The last time I was at M’s Pub was about a month ago. It was after our work Christmas party and my friend and I had decided we were going to stretch this Sunday Fun-day out. So we hit our favorite haunts, making M’s our second stop.
After our first round of drinks, I decided to step outside for a smoke. My friend joined me, even though she doesn’t smoke. As we stood there chatting, we saw a woman bend over in the middle of the sidewalk. It took us a minute before we realized she was peeing. Right in the middle of the sidewalk.
About 30 seconds later, a large group of well-dressed business types fresh from a dinner meeting walked out of M’s. As several of them slowly realized that the small piece of paper they were stepping around had, in fact, been used for sanitary purposes, I had to laugh out loud.
“This right here is why I love the Old Market,” I thought.
I’ve often heard people complain about the Market. The parking, the panhandling, the “dirtiness” of it. And all of it set against the backdrop of small, expensive boutiques, art galleries and unique restaurants. It’s this exact kind of dichotomy that makes it so appealing to those who love it.
Being one of those lovers myself, when news of an explosion and the ensuing fire started flashing through my Facebook and Twitter feeds, my chest immediately began to ache. My friend sent me a text with a link to a story.
As I watched the video, so many thoughts bounced around in my head. Surely things would be under control in no time. M’s will have to close for a few days, a week, a month maybe. But they’ll be fine, right? Why didn’t I go down there on Monday for the buffalo chicken soup like I’d thought about doing?
Over the next few hours, I don’t think I looked up from my phone for more than two minutes.
As my boyfriend drove me to work, everything still seemed very surreal. I made him drive me up Jackson Street so I could try to see for myself if it was really that bad.
Of course, I couldn’t see anything but smoke and lights from the cop cars, ambulances and fire trucks. But still, I held out hope.
Throughout the night, the staff seemed drawn to the garage door, peering through it to try to see something, anything. All we saw was more smoke and the hazy outline of flames, sometimes flaring up, causing us to catch our collective breath, anticipating the worst, a collapse of the entire building.
At first, the customers were a comfortable distraction. Many of them peppered me with updates from their phones and asked whether I knew if everyone was safe. Later in the evening there were rumors of the whole block collapsing and several of my patrons wanted to know if they needed to hurry and leave so we could close.

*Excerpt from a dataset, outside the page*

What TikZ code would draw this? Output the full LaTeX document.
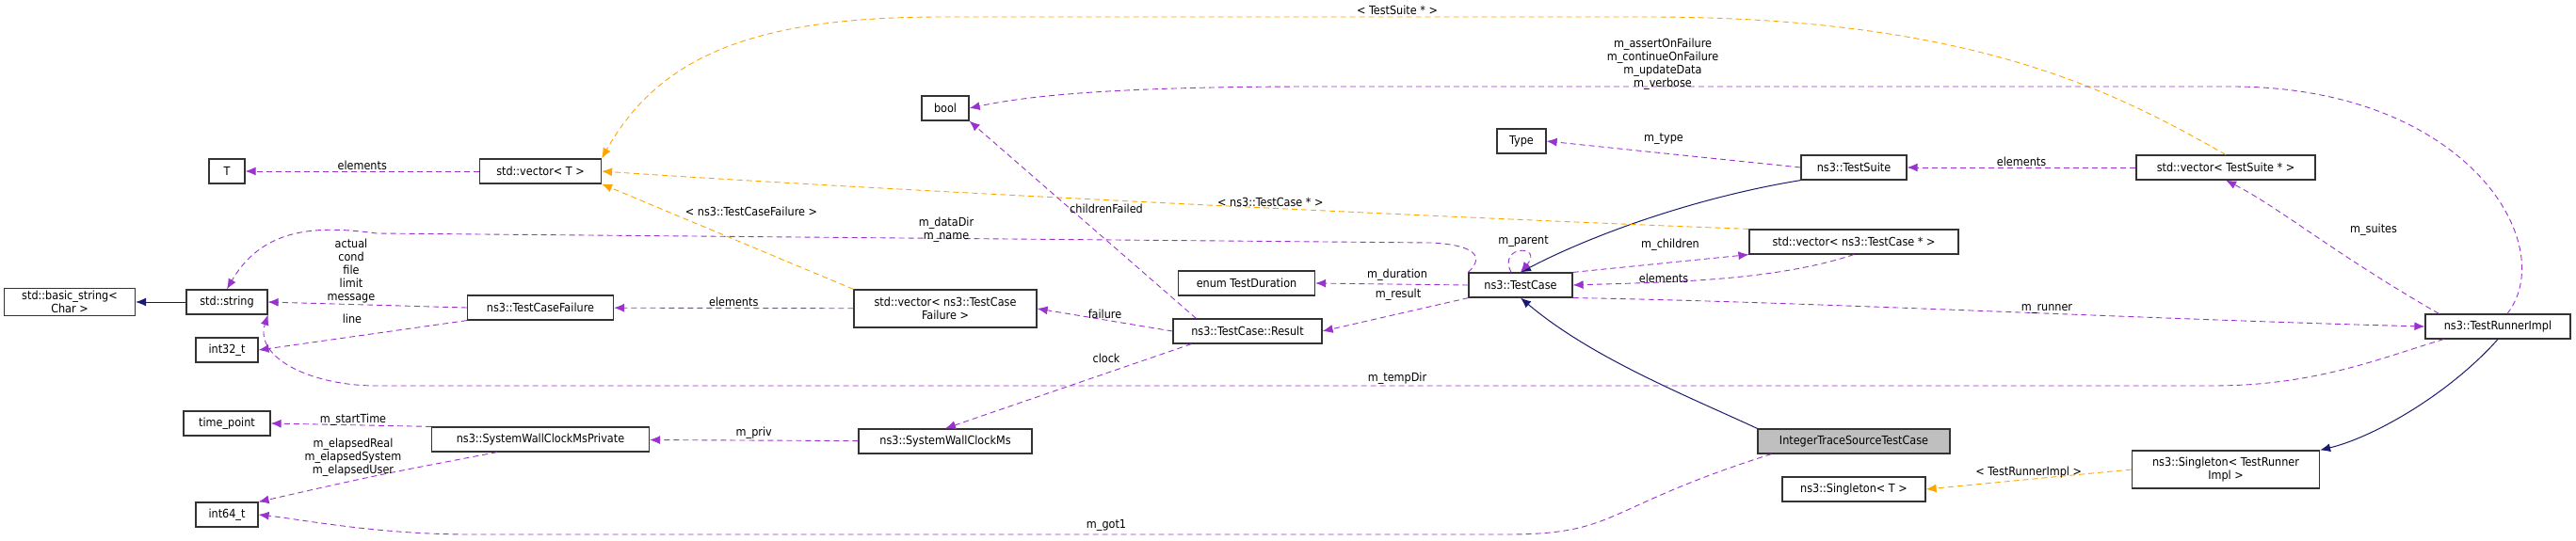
\documentclass[tikz,border=0pt]{standalone}
\usepackage{fontspec}
\setmainfont{DejaVu Sans Condensed}
\usetikzlibrary{arrows.meta}
\definecolor{mem}{HTML}{9A32CD}
\definecolor{tpl}{HTML}{FFA500}
\definecolor{inh}{HTML}{191970}
\tikzset{
  cls/.style={draw=black!80,line width=1.2pt,fill=white,inner sep=3pt,font=\fontsize{12.5}{14}\selectfont,align=center,minimum height=26pt},
  lbl/.style={font=\fontsize{12.5}{14}\selectfont,align=center,inner sep=1pt,text=black},
  usage/.style={mem,dashed,dash pattern=on 6pt off 4pt,line width=0.9pt,-{Latex[length=11pt,width=9pt]}},
  templ/.style={tpl,dashed,dash pattern=on 6pt off 4pt,line width=0.9pt,-{Latex[length=11pt,width=9pt]}},
  derive/.style={inh,line width=1pt,-{Latex[length=11pt,width=9pt]}}
}
\begin{document}
\begin{tikzpicture}[x=1pt,y=-1pt]
	\useasboundingbox (0,0) rectangle (2736,575);
	% classes
	\node[cls,minimum width=139pt] (bstr) at (74,321) {std::basic\_string\textless\\Char \textgreater};
	\node[cls,minimum width=86pt] (str) at (241,321) {std::string};
	\node[cls,minimum width=38pt] (T) at (241,182) {T};
	\node[cls,minimum width=66pt] (i32) at (241,372) {int32\_t};
	\node[cls,minimum width=92pt] (tp) at (241,450) {time\_point};
	\node[cls,minimum width=66pt] (i64) at (241,547) {int64\_t};
	\node[cls,minimum width=129pt] (vecT) at (574,182) {std::vector\textless{} T \textgreater};
	\node[cls,minimum width=155pt] (tcf) at (574,327) {ns3::TestCaseFailure};
	\node[cls,minimum width=231pt] (swpriv) at (574,467) {ns3::SystemWallClockMsPrivate};
	\node[cls,minimum width=50pt] (bool) at (1004,115) {bool};
	\node[cls,minimum width=194pt,minimum height=40pt] (vectcf) at (1004,328) {std::vector\textless{} ns3::TestCase\\Failure \textgreater};
	\node[cls,minimum width=184pt] (swms) at (1004,469) {ns3::SystemWallClockMs};
	\node[cls,minimum width=145pt] (dur) at (1324,301) {enum TestDuration};
	\node[cls,minimum width=158pt] (res) at (1325,352) {ns3::TestCase::Result};
	\node[cls,minimum width=52pt] (type) at (1616,150) {Type};
	\node[cls,minimum width=110pt] (tc) at (1615,303) {ns3::TestCase};
	\node[cls,minimum width=112pt] (suite) at (1969,178) {ns3::TestSuite};
	\node[cls,minimum width=222pt] (vectc) at (1969,257) {std::vector\textless{} ns3::TestCase * \textgreater};
	\node[cls,minimum width=204pt,fill=black!25] (itc) at (1969,469) {IntegerTraceSourceTestCase};
	\node[cls,minimum width=152pt] (sgT) at (1969,520) {ns3::Singleton\textless{} T \textgreater};
	\node[cls,minimum width=190pt] (vecs) at (2364,178) {std::vector\textless{} TestSuite * \textgreater};
	\node[cls,minimum width=199pt,minimum height=40pt] (sgR) at (2364,499) {ns3::Singleton\textless{} TestRunner\\Impl \textgreater};
	\node[cls,minimum width=154pt] (runner) at (2653,347) {ns3::TestRunnerImpl};
	% inheritance
	\draw[derive] (str) -- (bstr);
	\draw[derive] (suite.south west) .. controls (1800,210) and (1690,250) .. (tc.north);
	\draw[derive] (itc.north west) .. controls (1790,420) and (1690,380) .. (tc.south);
	\draw[derive] (runner.south) .. controls (2600,420) and (2520,465) .. (sgR.north east);
	% templates
	\draw[templ] (vectcf.north west) -- (vecT.south east);
	\draw[templ] (vectc.north west) .. controls (1500,230) and (900,200) .. (vecT.east) node[lbl,pos=0.4,above] {\textless{} ns3::TestCase * \textgreater};
	\draw[templ] (vecs.north) .. controls (2250,100) and (2100,18) .. (1750,18) -- (1000,18) .. controls (800,18) and (700,60) .. (vecT.north east);
	\draw[templ] (sgR.west) -- (sgT.east) node[lbl,midway,above] {\textless{} TestRunnerImpl \textgreater};
	% members
	\draw[usage] (vecT) -- (T) node[lbl,midway,above] {elements};
	\draw[usage] (vectcf) -- (tcf) node[lbl,midway,above] {elements};
	\draw[usage] (tcf.west) -- (str.east);
	\draw[usage] (tcf.south west) -- (i32.east);
	\draw[usage] (res.west) -- (vectcf.east) node[lbl,midway,above] {failure};
	\draw[usage] (res.north west) ++(25,0) -- (bool.south east);
	\draw[usage] (res.south west) ++(20,0) -- (swms.north);
	\draw[usage] (swms) -- (swpriv) node[lbl,midway,above] {m\_priv};
	\draw[usage] (swpriv.north west) -- (tp.east);
	\draw[usage] (swpriv.south west) ++(70,0) .. controls (400,505) .. (i64.north east);
	\draw[usage] (tc.west) -- (dur.east);
	\draw[usage] (tc.south west) -- (res.east);
	\draw[usage] (tc.north east) -- (vectc.south west);
	\draw[usage] (vectc.south) .. controls (1880,300) and (1760,300) .. (tc.east);
	\draw[usage] (tc.north) ++(-10,0) .. controls (1590,260) and (1640,260) .. (tc.north);
	\draw[usage] (suite.west) -- (type.east);
	\draw[usage] (vecs) -- (suite) node[lbl,midway,above] {elements};
	\draw[usage] (runner.north west) ++(15,0) .. controls (2480,270) and (2420,220) .. (vecs.south);
	\draw[usage] (tc.south east) .. controls (1900,320) and (2300,340) .. (runner.west);
	\draw[usage] (tc.north west) .. controls (1580,270) and (1560,260) .. (1520,258) -- (400,248) .. controls (340,240) and (280,240) .. (str.north);
	\draw[usage] (runner.south west) ++(20,0) .. controls (2530,380) and (2460,410) .. (2350,410) -- (400,410) .. controls (330,410) and (270,380) .. (str.south east);
	\draw[usage] (runner.north) ++(10,0) .. controls (2720,260) and (2620,92) .. (2370,92) -- (1400,92) .. controls (1200,92) and (1100,100) .. (bool.east);
	\draw[usage] (itc.south west) ++(15,0) .. controls (1700,540) and (1720,568) .. (1600,568) -- (500,568) .. controls (400,568) and (320,552) .. (i64.east);
	% member labels
	\node[lbl] (lelem) at (1767,296) {elements};
	\node[lbl] (lchild) at (1774,260) {m\_children};
	\node[lbl] (lpar) at (1618,257) {m\_parent};
	\node[lbl] (ldur) at (1484,292) {m\_duration};
	\node[lbl] (lres) at (1485,313) {m\_result};
	\node[lbl] (ltype) at (1767,148) {m\_type};
	\node[lbl] (lchf) at (1175,222) {childrenFailed};
	\node[lbl] (lclock) at (1175,381) {clock};
	\node[lbl] (lname) at (1005,244) {m\_dataDir\\m\_name};
	\node[lbl] (ltmp) at (1484,402) {m\_tempDir};
	\node[lbl] (lgot) at (1175,558) {m\_got1};
	\node[lbl] (lflags) at (1766,68) {m\_assertOnFailure\\m\_continueOnFailure\\m\_updateData\\m\_verbose};
	\node[lbl] (lsuites) at (2521,244) {m\_suites};
	\node[lbl] (lrun) at (2174,328) {m\_runner};
	\node[lbl] (ltcf) at (798,225) {\textless{} ns3::TestCaseFailure \textgreater};
	\node[lbl] (lsuite) at (1484,11) {\textless{} TestSuite * \textgreater};
	\node[lbl] (lact) at (373,288) {actual\\cond\\file\\limit\\message};
	\node[lbl] (lline) at (374,339) {line};
	\node[lbl] (lstart) at (375,446) {m\_startTime};
	\node[lbl] (lelap) at (375,486) {m\_elapsedReal\\m\_elapsedSystem\\m\_elapsedUser};
\end{tikzpicture}
\end{document}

As the night wore on and the fire showed no signs of dying out, the nerves of the entire staff started to fray. Every person who walked through the door had no idea that their jokes and laughter were falling on the worried, wearied ears of those serving them. I struggled to take their drink orders without freaking out and angry-crying in front of the entire restaurant.
When we finally closed, all my weariness disappeared. I suddenly needed to be around people. But I couldn’t stay in the Market. It was too hard. So we went to my old stomping grounds and visited the staff of Brother’s Lounge and Sullivan’s Bar.
There we ran into others seeking refuge from the chaos of this nightmare. There were beers and shots and hugs and kisses. We cried and reminisced and even laughed. And we declared that everything was going to be okay, because if there’s one thing the Old Market knows how to do, it’s survive.
And the next day proved us right. There were many photos floating around, including eerie ones of the outside of the structure, still standing and looking very much like an ice palace from a post-apocalyptic movie.
But that morning I also saw posts from other businesses, restaurants and bars, offering jobs to the staff of M’s Pub, promising to fit them in wherever and whenever they could. Fundraising was already in place and people were donating. There were offers for everything from clothing to housing for any displaced pets.
Reading all the prayers and offers of support and services, I once again thought, “This right here is why I love the Old Market.”
Because while the Market itself may be temporarily weakened, the community is stronger than ever. Despite this tragedy, it will carry on as it always has, with one foot in the gutter and the other on a red carpet.